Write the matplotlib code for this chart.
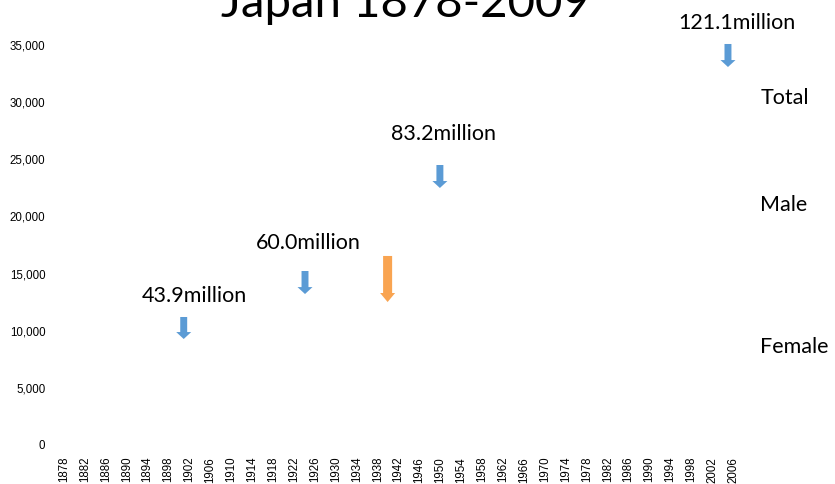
import matplotlib
matplotlib.use("Agg")
import matplotlib.pyplot as plt

# category axis: every year, labelled every 4th year
years = list(range(1878, 2010))
tick_years = years[::4]
y_ticks = [0, 5000, 10000, 15000, 20000, 25000, 30000, 35000]

# population call-outs (text, year, value at baseline)
label_text = ["43.9million", "60.0million", "83.2million", "121.1million"]
label_year = [1903.0, 1924.7, 1950.6, 2006.7]
label_value = [12510, 17150, 26690, 36430]

# series names on the right
series_names = ["Total", "Male", "Female"]
series_value = [29840, 20500, 8090]

# arrows: year, top value, tip value
arrow_year = [1900.9, 1924.1, 1949.9, 2005.0]
arrow_top = [11200, 15225, 24500, 35090]
arrow_tip = [9275, 13210, 22490, 33075]
orange_year = 1939.9
orange_top = 16540
orange_tip = 12510

fig = plt.figure(figsize=(8.35, 4.84), dpi=100)
ax = fig.add_axes([0.0735, 0.0806, 0.8265, 0.8264])

ax.set_xlim(1877.5, 2009.5)
ax.set_ylim(0, 35000)
ax.set_xticks(tick_years)
ax.set_xticklabels([str(y) for y in tick_years], rotation=90,
                   fontfamily="Liberation Sans", fontsize=8.3)
ax.set_yticks(y_ticks)
ax.set_yticklabels(["{:,}".format(v) for v in y_ticks],
                   fontfamily="Liberation Sans", fontsize=8.3)
ax.tick_params(axis="x", length=0, pad=8.5)
ax.tick_params(axis="y", length=0, pad=11.5)
for s in ax.spines.values():
    s.set_visible(False)

blue = "#5b9bd5"
orange = "#f9a451"
for i in range(len(arrow_year)):
    ax.annotate("", xy=(arrow_year[i], arrow_tip[i]),
                xytext=(arrow_year[i], arrow_top[i]),
                arrowprops=dict(arrowstyle="simple,head_length=5,head_width=10.8,tail_width=5",
                                mutation_scale=1, color=blue, lw=0,
                                shrinkA=0, shrinkB=0))
ax.annotate("", xy=(orange_year, orange_tip), xytext=(orange_year, orange_top),
            arrowprops=dict(arrowstyle="simple,head_length=6.5,head_width=10.8,tail_width=6.5",
                            mutation_scale=1, color=orange, lw=0,
                            shrinkA=0, shrinkB=0))

for i in range(len(label_text)):
    ax.text(label_year[i], label_value[i], label_text[i], ha="center",
            va="baseline", fontfamily="Lato", fontsize=15.5, clip_on=False)

for i in range(len(series_names)):
    ax.text(2011.2, series_value[i], series_names[i], ha="left",
            va="baseline", fontfamily="Lato", fontsize=15.5, clip_on=False)

# title sits partly above the top edge, as in the original slide
fig.text(405 / 835, (484 - 17) / 484, "Japan 1878-2009", ha="center",
         va="baseline", fontfamily="Lato", fontsize=34)

fig.savefig("out.png", dpi=100)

Given problem: In the lines above, find each one with "matplotlib" and list it.

Full solution:
Write the matplotlib code for this chart.
import matplotlib
matplotlib.use("Agg")
import matplotlib.pyplot as plt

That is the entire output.